I am always struck, when I go a local Starbucks for my noon coffee or do a happy hour at a local bar, that the great majority of those present are staring intently at their smartphones or tablets, while sitting in an environment meant to encourage interaction. As we spend less and less time engaging in face to face positive social contact in public places, what are we losing? The increasing aversion to human contact exhibited by people addicted to staring at their small screens suggests that our social brain follows the same rule as the rest of our brain and body: "Use it or loose it."

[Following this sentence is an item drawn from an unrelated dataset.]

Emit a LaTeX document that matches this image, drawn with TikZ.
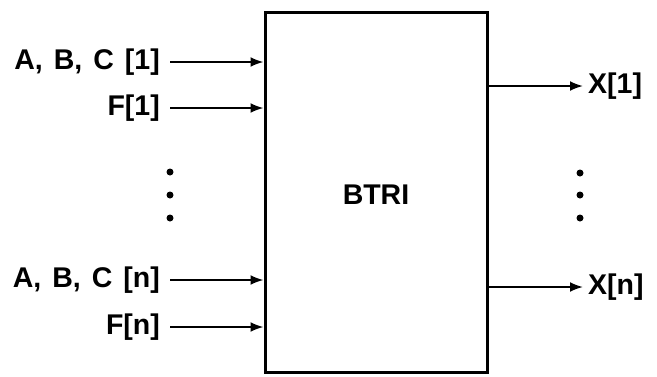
\documentclass[tikz,border=0pt]{standalone}
\usepackage{fontspec}
\setmainfont{Liberation Sans}
\usetikzlibrary{arrows.meta}
\begin{document}
\begin{tikzpicture}[x=1pt,y=-1pt,
  lbl/.style={font=\bfseries\fontsize{28.5}{32}\selectfont, inner sep=0pt},
  inarrow/.style={line width=2pt, -{Latex[length=13pt,width=10pt]}},
  dot/.style={circle, fill=black, inner sep=0pt, minimum size=7pt},
  blk/.style={draw, line width=3pt, minimum width=222pt, minimum height=360pt, inner sep=0pt}]
\useasboundingbox (0,0) rectangle (657,376);
\node[blk] (box) at (376,192) {};
\node[lbl] (bt) at (376,195) {BTRI};
% left inputs
\node[lbl, anchor=east] (abc1) at (160,62) {A,\hspace{11pt}B,\hspace{11pt}C\hspace{11pt}[1]};
\node[lbl, anchor=east] (f1) at (160,108) {F[1]};
\node[lbl, anchor=east] (abcn) at (160,280) {A,\hspace{11pt}B,\hspace{11pt}C\hspace{11pt}[n]};
\node[lbl, anchor=east] (fn) at (160,327) {F[n]};
\coordinate (s1) at (170,62);
\coordinate (s2) at (170,108);
\coordinate (s3) at (170,280);
\coordinate (s4) at (170,327);
\draw[inarrow] (s1) -- (s1 -| box.west);
\draw[inarrow] (s2) -- (s2 -| box.west);
\draw[inarrow] (s3) -- (s3 -| box.west);
\draw[inarrow] (s4) -- (s4 -| box.west);
\node[dot] (ld1) at (170,172) {};
\node[dot] (ld2) at (170,195) {};
\node[dot] (ld3) at (170,218) {};
% right outputs
\node[lbl, anchor=west] (x1) at (588,86) {X[1]};
\node[lbl, anchor=west] (xn) at (588,287) {X[n]};
\coordinate (e1) at (583,86);
\coordinate (e2) at (583,287);
\draw[inarrow] (e1 -| box.east) -- (e1);
\draw[inarrow] (e2 -| box.east) -- (e2);
\node[dot] (rd1) at (580,173) {};
\node[dot] (rd2) at (580,195) {};
\node[dot] (rd3) at (580,218) {};
\end{tikzpicture}
\end{document}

I've done a post pointing to how modern hi-tech dialog devices fail to engage the evolved brain and body synchronization that accompanies face-to-face dialog.
In a
recent NYTimes piece, Barabara Fredricksen describes some of her recent work on countering the toxic effects of isolation from direction person-to-person contact. Some clips, to which I have added a few reference links:
My research team and I conducted a longitudinal field experiment on the effects of learning skills for cultivating warmer interpersonal connections in daily life. Half the participants, chosen at random, attended a six-week workshop on an ancient mind-training practice known as metta, or “lovingkindness,” that teaches participants to develop more warmth and tenderness toward themselves and others....We discovered that the meditators not only felt more upbeat and socially connected; but they also altered a key part of their cardiovascular system called vagal tone. Scientists used to think vagal tone was largely stable, like your height in adulthood. Our data show that this part of you is plastic, too, and altered by your social habits.
To appreciate why this matters, here’s a quick anatomy lesson. Your brain is tied to your heart by your vagus nerve. Subtle variations in your heart rate reveal the strength of this brain-heart connection, and as such, heart-rate variability provides an index of your vagal tone. By and large, the higher your vagal tone the better. It means your body is better able to regulate the internal systems that keep you healthy, like your cardiovascular, glucose and immune responses.
Beyond these health effects, the behavioral neuroscientist Stephen Porges has shown that vagal tone is central to things like facial expressivity and the ability to tune in to the frequency of the human voice. By increasing people’s vagal tone, we increase their capacity for connection, friendship and empathy.
In short, the more attuned to others you become, the healthier you become, and vice versa. This mutual influence also explains how a lack of positive social contact diminishes people. Your heart’s capacity for friendship also obeys the biological law of “use it or lose it.” If you don’t regularly exercise your ability to connect face to face, you’ll eventually find yourself lacking some of the basic biological capacity to do so.